# JOB
Work out how many lines of the material below mention the word "that"; reply with the number only.

# MATERIAL
start

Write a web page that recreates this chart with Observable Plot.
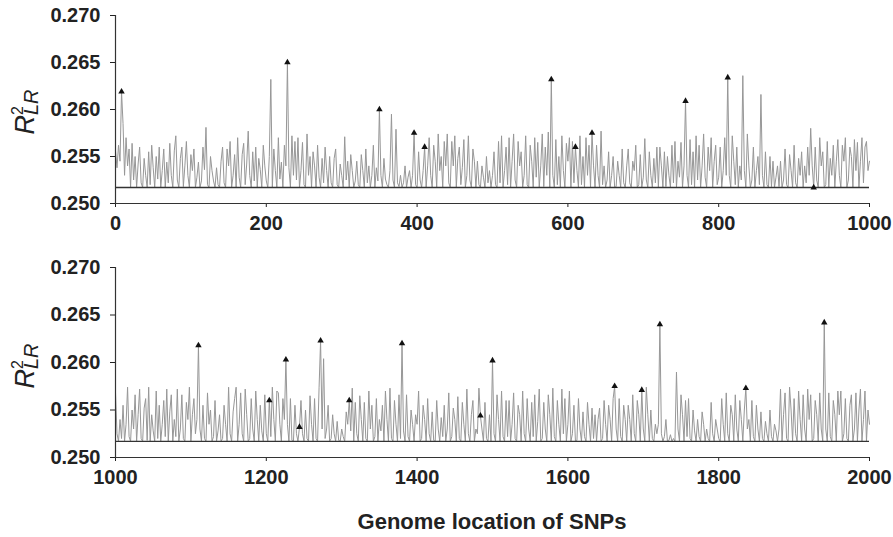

end
start

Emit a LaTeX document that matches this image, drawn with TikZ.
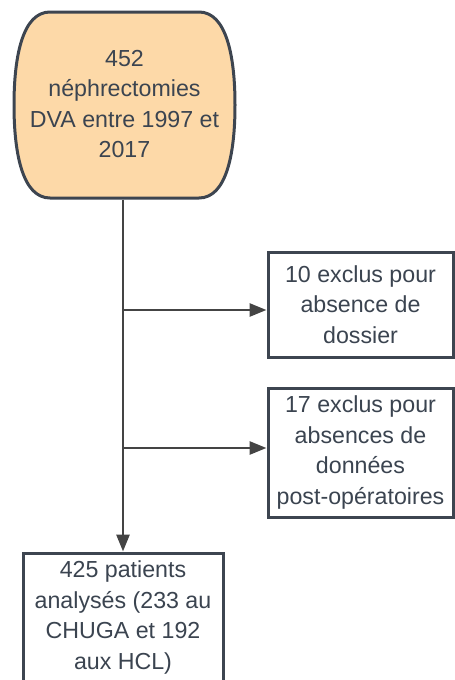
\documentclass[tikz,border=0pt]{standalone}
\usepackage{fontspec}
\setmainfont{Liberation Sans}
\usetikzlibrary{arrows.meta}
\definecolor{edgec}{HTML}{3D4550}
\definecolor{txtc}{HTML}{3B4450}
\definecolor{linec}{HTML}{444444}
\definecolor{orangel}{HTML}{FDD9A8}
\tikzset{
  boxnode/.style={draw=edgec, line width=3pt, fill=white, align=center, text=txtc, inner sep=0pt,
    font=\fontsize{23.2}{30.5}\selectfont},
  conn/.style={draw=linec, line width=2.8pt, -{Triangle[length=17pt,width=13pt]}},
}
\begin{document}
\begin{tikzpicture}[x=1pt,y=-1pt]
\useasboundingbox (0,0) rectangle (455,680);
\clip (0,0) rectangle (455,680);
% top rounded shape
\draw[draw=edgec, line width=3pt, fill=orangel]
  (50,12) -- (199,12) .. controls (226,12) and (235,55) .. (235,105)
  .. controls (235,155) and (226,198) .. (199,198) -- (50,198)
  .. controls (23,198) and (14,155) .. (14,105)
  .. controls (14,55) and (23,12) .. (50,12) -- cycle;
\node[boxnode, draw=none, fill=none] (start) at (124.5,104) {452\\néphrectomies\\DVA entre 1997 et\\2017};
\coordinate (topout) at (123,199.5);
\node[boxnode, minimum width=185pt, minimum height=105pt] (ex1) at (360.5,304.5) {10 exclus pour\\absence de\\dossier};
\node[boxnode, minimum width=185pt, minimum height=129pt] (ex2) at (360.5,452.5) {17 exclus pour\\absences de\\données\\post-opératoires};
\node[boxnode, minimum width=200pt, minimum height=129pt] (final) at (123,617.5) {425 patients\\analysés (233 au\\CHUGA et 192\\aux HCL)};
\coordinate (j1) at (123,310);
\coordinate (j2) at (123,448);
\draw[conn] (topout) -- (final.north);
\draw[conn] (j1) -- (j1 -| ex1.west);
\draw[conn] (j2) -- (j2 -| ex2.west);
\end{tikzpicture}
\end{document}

end

# ANSWER TO THE TASK
2